Currently Enrolling Trials
Egaten (triclabendazole) is an anthelmintic against Fasciola species.
Egaten is specifically indicated for the treatment of fascioliasis in patients 6 years of age and older.
Egaten is supplied as a tablet for oral administration. The recommended dose is 2 doses of 10 mg/kg given 12 hours apart in patients 6 years of age and older. The 250 mg tablets are functionally scored and divisible into two equal halves of 125 mg. If the dosage cannot be adjusted exactly, round the dose upwards. Take Egaten orally with food. The tablets can be swallowed whole or divided in half and taken with water or crushed and administered with applesauce. The crushed tablet mixed with applesauce is stable for up to 4 hours.
Mechanism of Action
Egaten (triclabendazole) is an anthelmintic against Fasciola species. It is designated chemically as benzimidazole derivative.
Adverse effects associated with the use of Egaten may include, but are not limited to, the following:
- abdominal pain
- decreased appetite
- musculoskeletal chest pain
Clinical Trial Results
The FDA approval of Egaten was based on the following:
An open label, randomized trial, conducted in Vietnam compared the efficacy of triclabendazole (two 10 mg/kg doses given 12 hours apart with food) to oral artesunate (4 mg/kg, given once daily for 10 days). One hundred patients (age range: 9-74 years) with acute symptomatic fascioliasis were randomized, 50 in each treatment group. At 3 months after treatment, 92% and 76% of patients in the triclabendazole and artesunate arms respectively, reported no clinical symptoms.
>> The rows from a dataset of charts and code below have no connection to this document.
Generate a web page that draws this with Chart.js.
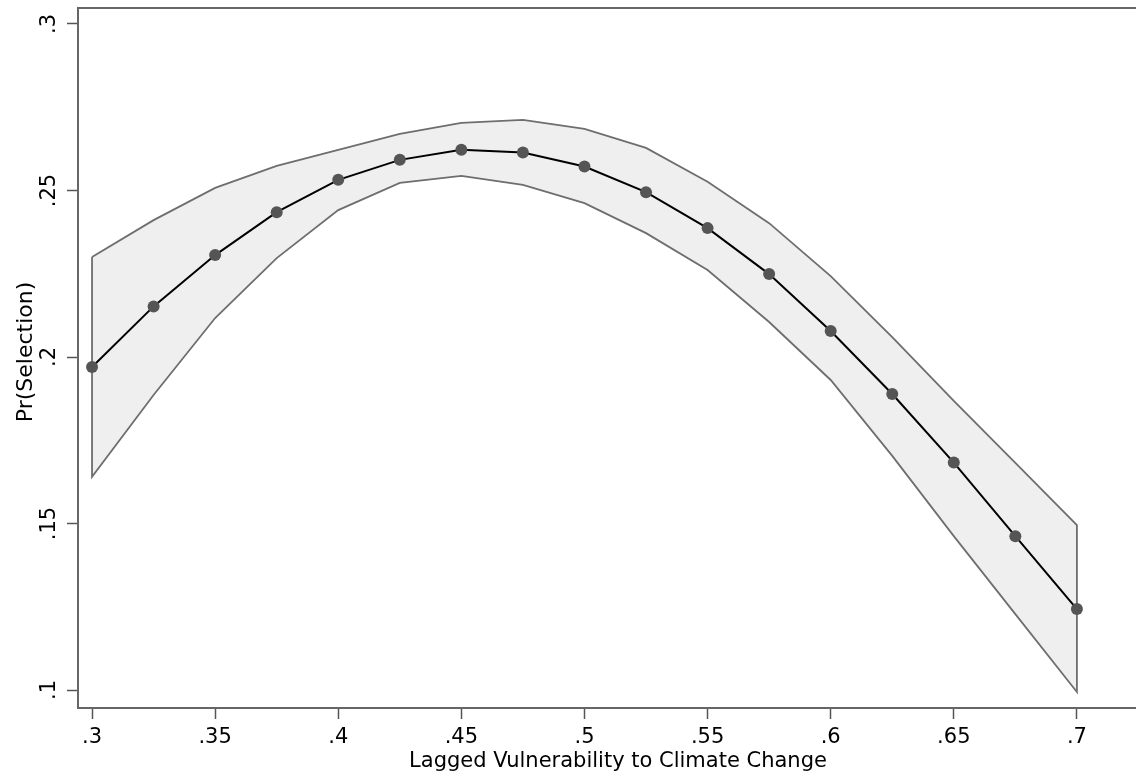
<!DOCTYPE html>
<html>
<head>
<meta charset="utf-8">
<script src="https://cdn.jsdelivr.net/npm/chart.js@4.4.1/dist/chart.umd.min.js"></script>
<style>
    html, body { margin: 0; padding: 0; background: #fff; }
</style>
</head>
<body>
<canvas id="marginsChart" width="1136" height="775"></canvas>
<script>
// vulnerability values where margins were evaluated
const xValues = [.3, .325, .35, .375, .4, .425, .45, .475, .5, .525, .55, .575, .6, .625, .65, .675, .7];
// predicted Pr(Selection) and its 95% CI
const predicted = [.1970, .2152, .2306, .2435, .2532, .2592, .2622, .2614, .2572, .2495, .2387, .2249, .2078, .1889, .1683, .1462, .1243];
const upperCI = [.2300, .2411, .2508, .2574, .2622, .2670, .2703, .2712, .2685, .2628, .2526, .2402, .2243, .2060, .1868, .1682, .1495];
const lowerCI = [.1640, .1886, .2117, .2297, .2441, .2523, .2544, .2517, .2462, .2372, .2261, .2105, .1931, .1703, .1462, .1228, .0994];

const xTicks = [.3, .35, .4, .45, .5, .55, .6, .65, .7];
const yTicks = [.1, .15, .2, .25, .3];

const xTitle = 'Lagged Vulnerability to Climate Change';
const yTitle = 'Pr(Selection)';

const FONT = '"DejaVu Sans", sans-serif';

// stata style labels: .3, .25 ...
function stataLabel(v) {
    return String(Number(v.toFixed(3))).replace(/^0/, '');
}

function points(ys) {
    return xValues.map((x, i) => ({ x: x, y: ys[i] }));
}

// closed outline of the CI area: upper left->right, lower right->left, back to start
const outline = points(upperCI)
    .concat(points(lowerCI).reverse())
    .concat([{ x: xValues[0], y: upperCI[0] }]);

// top frame line, rotated y labels and the two axis titles
// (the stata plot region runs past the right edge of the picture, so titles sit a bit right of centre)
const frameAndTitles = {
    id: 'frameAndTitles',
    afterDraw(chart) {
        const { ctx, chartArea, scales } = chart;
        ctx.save();
        ctx.strokeStyle = '#666';
        ctx.lineWidth = 2;
        ctx.beginPath();
        ctx.moveTo(chartArea.left, chartArea.top);
        ctx.lineTo(chart.width, chartArea.top);
        ctx.stroke();

        ctx.fillStyle = '#000';
        ctx.font = '21px ' + FONT;
        ctx.textAlign = 'center';
        ctx.textBaseline = 'middle';
        yTicks.forEach(v => {
            const py = scales.y.getPixelForValue(v);
            ctx.save();
            ctx.translate(50, py);
            ctx.rotate(-Math.PI / 2);
            ctx.fillText(stataLabel(v), 0, 0);
            ctx.restore();
        });

        ctx.textBaseline = 'alphabetic';
        ctx.fillText(xTitle, 618, 767);

        ctx.font = '22px ' + FONT;
        ctx.translate(32, 352);
        ctx.rotate(-Math.PI / 2);
        ctx.fillText(yTitle, 0, 0);
        ctx.restore();
    }
};

const ctx = document.getElementById('marginsChart').getContext('2d');
new Chart(ctx, {
    type: 'line',
    data: {
        datasets: [
            {
                label: 'Pr(Selection)',
                data: points(predicted),
                borderColor: '#000',
                borderWidth: 2,
                pointRadius: 6,
                pointBackgroundColor: '#555',
                pointBorderWidth: 0,
                fill: false,
                order: 0
            },
            {
                label: 'CI outline',
                data: outline,
                borderColor: '#6e6e6e',
                borderWidth: 1.8,
                pointRadius: 0,
                fill: false,
                order: 1
            },
            {
                label: 'upper',
                data: points(upperCI),
                borderColor: 'rgba(0,0,0,0)',
                borderWidth: 0,
                pointRadius: 0,
                backgroundColor: '#efefef',
                fill: '+1',
                order: 2
            },
            {
                label: 'lower',
                data: points(lowerCI),
                borderColor: 'rgba(0,0,0,0)',
                borderWidth: 0,
                pointRadius: 0,
                fill: false,
                order: 3
            }
        ]
    },
    options: {
        responsive: false,
        animation: false,
        events: [],
        layout: { autoPadding: false, padding: { top: 8, right: 0, left: 0, bottom: 0 } },
        plugins: {
            legend: { display: false },
            tooltip: { enabled: false }
        },
        scales: {
            x: {
                type: 'linear',
                min: .2943,
                max: .724,
                afterBuildTicks: s => { s.ticks = xTicks.map(v => ({ value: v })); },
                afterFit: s => { s.height = 67; s.paddingLeft = 0; s.paddingRight = 0; },
                border: { color: '#666', width: 2 },
                grid: { drawOnChartArea: false, drawTicks: true, tickLength: 11, tickColor: '#555', tickWidth: 1.5 },
                ticks: {
                    autoSkip: false,
                    maxRotation: 0,
                    padding: 6,
                    color: '#000',
                    font: { family: FONT, size: 21 },
                    callback: v => stataLabel(v)
                },
                title: { display: false }
            },
            y: {
                type: 'linear',
                min: .0946,
                max: .3048,
                afterBuildTicks: s => { s.ticks = yTicks.map(v => ({ value: v })); },
                afterFit: s => { s.width = 78; },
                border: { color: '#666', width: 2 },
                grid: { drawOnChartArea: false, drawTicks: true, tickLength: 11, tickColor: '#555', tickWidth: 1.5 },
                ticks: { display: false },
                title: { display: false }
            }
        }
    },
    plugins: [frameAndTitles]
});
</script>
</body>
</html>
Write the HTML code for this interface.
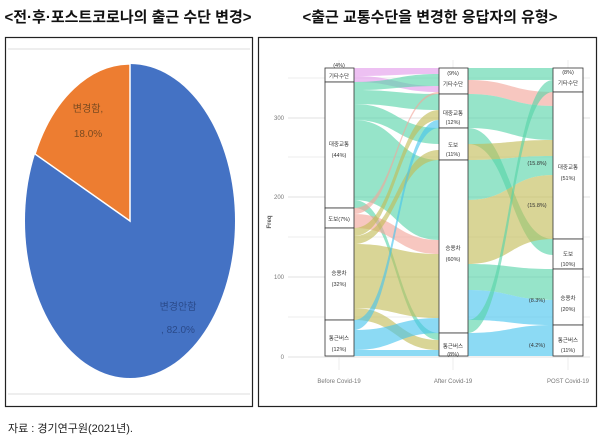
<!DOCTYPE html>
<html><head><meta charset="utf-8"><style>
body{margin:0;width:600px;height:443px;background:#fff;overflow:hidden;font-family:"Liberation Sans","Noto Sans CJK KR",sans-serif}
svg{position:absolute;left:0;top:0}
</style></head><body>
<svg width="600" height="443" viewBox="0 0 600 443" font-family="Liberation Sans, Noto Sans CJK KR, sans-serif">
<text x="128" y="22" font-size="15" font-weight="bold" text-anchor="middle" fill="#111">&lt;전·후·포스트코로나의 출근 수단 변경&gt;</text>
<text x="430" y="22" font-size="15" font-weight="bold" text-anchor="middle" fill="#111">&lt;출근 교통수단을 변경한 응답자의 유형&gt;</text>
<rect x="5.5" y="37.5" width="247" height="369" fill="#fff" stroke="#222" stroke-width="1.2"/>
<line x1="8" y1="49" x2="250" y2="49" stroke="#ddd"/>
<line x1="8" y1="394" x2="250" y2="394" stroke="#ddd"/>
<ellipse cx="130" cy="221" rx="105" ry="157" fill="#4472c4"/>
<path d="M130 221 L130 64 A105 157 0 0 0 35 154 Z" fill="#ed7d31" stroke="#fff" stroke-width="1.5"/>
<text x="88" y="112" font-size="10" fill="#7a4a20" text-anchor="middle">변경함,</text>
<text x="88" y="137" font-size="10" fill="#7a4a20" text-anchor="middle">18.0%</text>
<text x="178" y="310" font-size="10" fill="#2a4a8a" text-anchor="middle">변경안함</text>
<text x="178" y="333" font-size="10" fill="#2a4a8a" text-anchor="middle">, 82.0%</text>
<rect x="258.5" y="37.5" width="338" height="369" fill="#fff" stroke="#222" stroke-width="1.2"/>
<g stroke="#eee" stroke-width="1">
<line x1="288" y1="78" x2="590" y2="78"/><line x1="288" y1="157" x2="590" y2="157"/><line x1="288" y1="237" x2="590" y2="237"/><line x1="288" y1="317" x2="590" y2="317"/>
<line x1="339" y1="60" x2="339" y2="370"/><line x1="453" y1="60" x2="453" y2="370"/><line x1="568" y1="60" x2="568" y2="370"/>
</g>
<g stroke="#e2e2e2" stroke-width="1">
<line x1="288" y1="118" x2="590" y2="118"/><line x1="288" y1="197" x2="590" y2="197"/><line x1="288" y1="277" x2="590" y2="277"/><line x1="288" y1="357" x2="590" y2="357"/>
</g>
<g font-size="6" fill="#777" text-anchor="end">
<text x="284" y="120">300</text><text x="284" y="199">200</text><text x="284" y="279">100</text><text x="284" y="359">0</text>
</g>
<text transform="translate(271,222) rotate(-90)" font-size="6" fill="#555" text-anchor="middle" font-weight="bold">Freq</text>
<g font-size="6" fill="#777" text-anchor="middle">
<text x="339" y="383">Before Covid-19</text><text x="453" y="383">After Covid-19</text><text x="568" y="383">POST Covid-19</text>
</g>
<g id="flows" fill-opacity="0.62"></g>
<g fill="#fff" stroke="#333" stroke-width="0.8">
<rect x="325" y="68" width="29" height="14"/><rect x="325" y="82" width="29" height="126"/><rect x="325" y="208" width="29" height="20"/><rect x="325" y="228" width="29" height="92"/><rect x="325" y="320" width="29" height="36"/>
<rect x="439" y="68" width="29" height="26"/><rect x="439" y="94" width="29" height="34"/><rect x="439" y="128" width="29" height="32"/><rect x="439" y="160" width="29" height="173"/><rect x="439" y="333" width="29" height="23"/>
<rect x="553" y="68" width="30" height="24"/><rect x="553" y="92" width="30" height="147"/><rect x="553" y="239" width="30" height="30"/><rect x="553" y="269" width="30" height="56"/><rect x="553" y="325" width="30" height="31"/>
</g>
<g font-size="5.5" fill="#333" text-anchor="middle">
<text x="339" y="67">(4%)</text><text x="339" y="78">기타수단</text>
<text x="339" y="146">대중교통</text><text x="339" y="157">(44%)</text>
<text x="339" y="221">도보(7%)</text>
<text x="339" y="275">승용차</text><text x="339" y="286">(32%)</text>
<text x="339" y="340">통근버스</text><text x="339" y="351">(12%)</text>
<text x="453" y="75">(9%)</text><text x="453" y="86">기타수단</text>
<text x="453" y="115">대중교통</text><text x="453" y="124">(12%)</text>
<text x="453" y="147">도보</text><text x="453" y="156">(11%)</text>
<text x="453" y="250">승용차</text><text x="453" y="261">(60%)</text>
<text x="453" y="348">통근버스</text><text x="453" y="356">(8%)</text>
<text x="568" y="74">(8%)</text><text x="568" y="85">기타수단</text>
<text x="568" y="169">대중교통</text><text x="568" y="180">(51%)</text>
<text x="568" y="256">도보</text><text x="568" y="266">(10%)</text>
<text x="568" y="300">승용차</text><text x="568" y="311">(20%)</text>
<text x="568" y="342">통근버스</text><text x="568" y="352">(11%)</text>
<text x="537" y="165">(15.8%)</text><text x="537" y="207">(15.8%)</text><text x="537" y="302">(8.3%)</text><text x="537" y="347">(4.2%)</text>
</g>
<text x="8" y="432" font-size="11" fill="#222">자료 : 경기연구원(2021년).</text>
</svg>
<script>
var T="#55d4a8",O="#c2bb55",B="#45c3ee",P="#f2a49a",V="#e29aea";
var s1=[[68,76,68,74,V],[76,82,86,92,V],[82,90,74,86,T],[90,104,94,110,T],[104,120,128,144,T],[120,200,160,240,T],[200,208,333,340,T],[208,214,92,94,P],[214,228,240,254,P],[228,236,110,120,O],[236,244,150,160,O],[244,308,254,318,O],[308,320,340,350,O],[320,330,120,128,B],[330,350,318,333,B],[350,356,350,356,B]];
var s2=[[68,80,68,80,T],[80,94,92,106,P],[94,128,106,140,T],[128,144,239,255,T],[144,160,140,156,O],[160,200,156,175,T],[200,264,175,239,O],[264,290,269,300,T],[290,320,300,325,B],[320,333,80,92,T],[333,356,325,356,B]];
var g=document.getElementById("flows"),ns="http://www.w3.org/2000/svg";
function add(x0,x1,f){var m=(x0+x1)/2;var p=document.createElementNS(ns,"path");
p.setAttribute("d","M"+x0+" "+f[0]+"C"+m+" "+f[0]+" "+m+" "+f[2]+" "+x1+" "+f[2]+"L"+x1+" "+f[3]+"C"+m+" "+f[3]+" "+m+" "+f[1]+" "+x0+" "+f[1]+"Z");
p.setAttribute("fill",f[4]);g.appendChild(p);}
s1.forEach(function(f){add(354,439,f)});s2.forEach(function(f){add(468,553,f)});
</script>
</body></html>
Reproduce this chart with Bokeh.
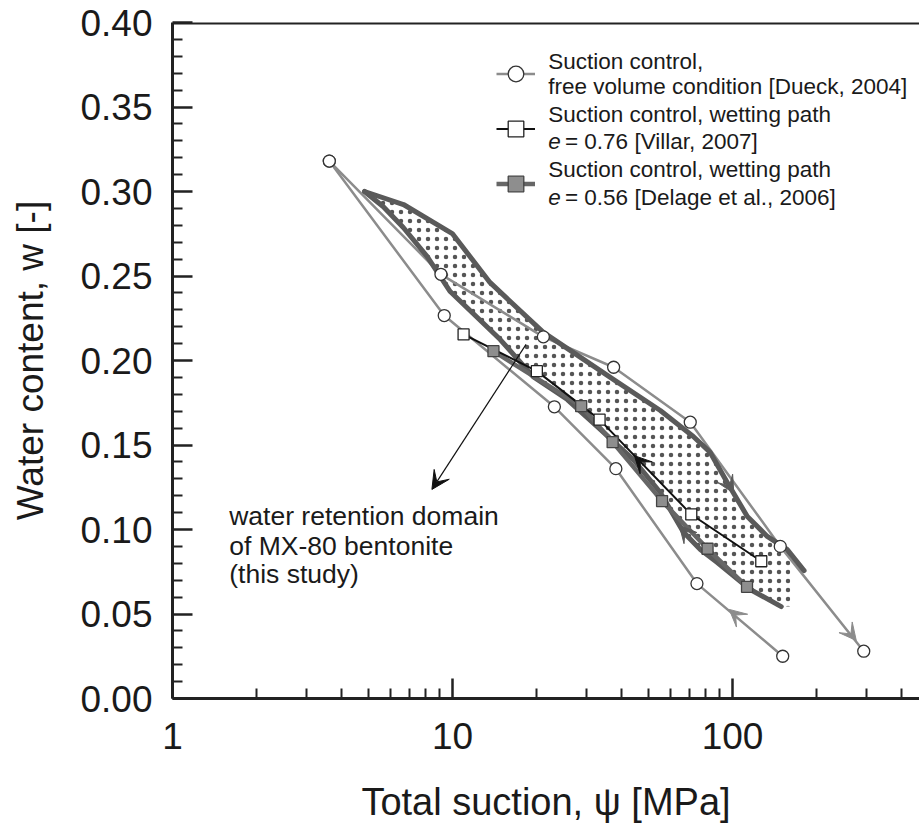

The clinical development program of triclabendazole for the treatment of fascioliasis included 6 nonrandomized, open label studies performed in Cuba, Bolivia, Peru, Chile, and Iran in a total of 245 adult and pediatric patients with stool-confirmed fascioliasis. All studies were similar in design. The studied triclabendazole doses ranged from 5 mg/kg to 20 mg/kg administered on days 1-3. Cure was defined as absence of Fasciola eggs in the stool based on the Kato-Katz method at Day 60 in patients who were positive at baseline. Across these studies, there was a finding of a dose response. Specifically, the Day 60 cure rate was highest for the 20 mg/kg dose, which was given in 2 divided doses, followed by cure rates of 88%, 80% and 50% in the 15 mg/kg, 10 mg/kg, and 5 mg/kg dose groups, respectively. The 5 mg/kg, 10 mg/kg, and 15 mg/kg dosing regimens are not approved.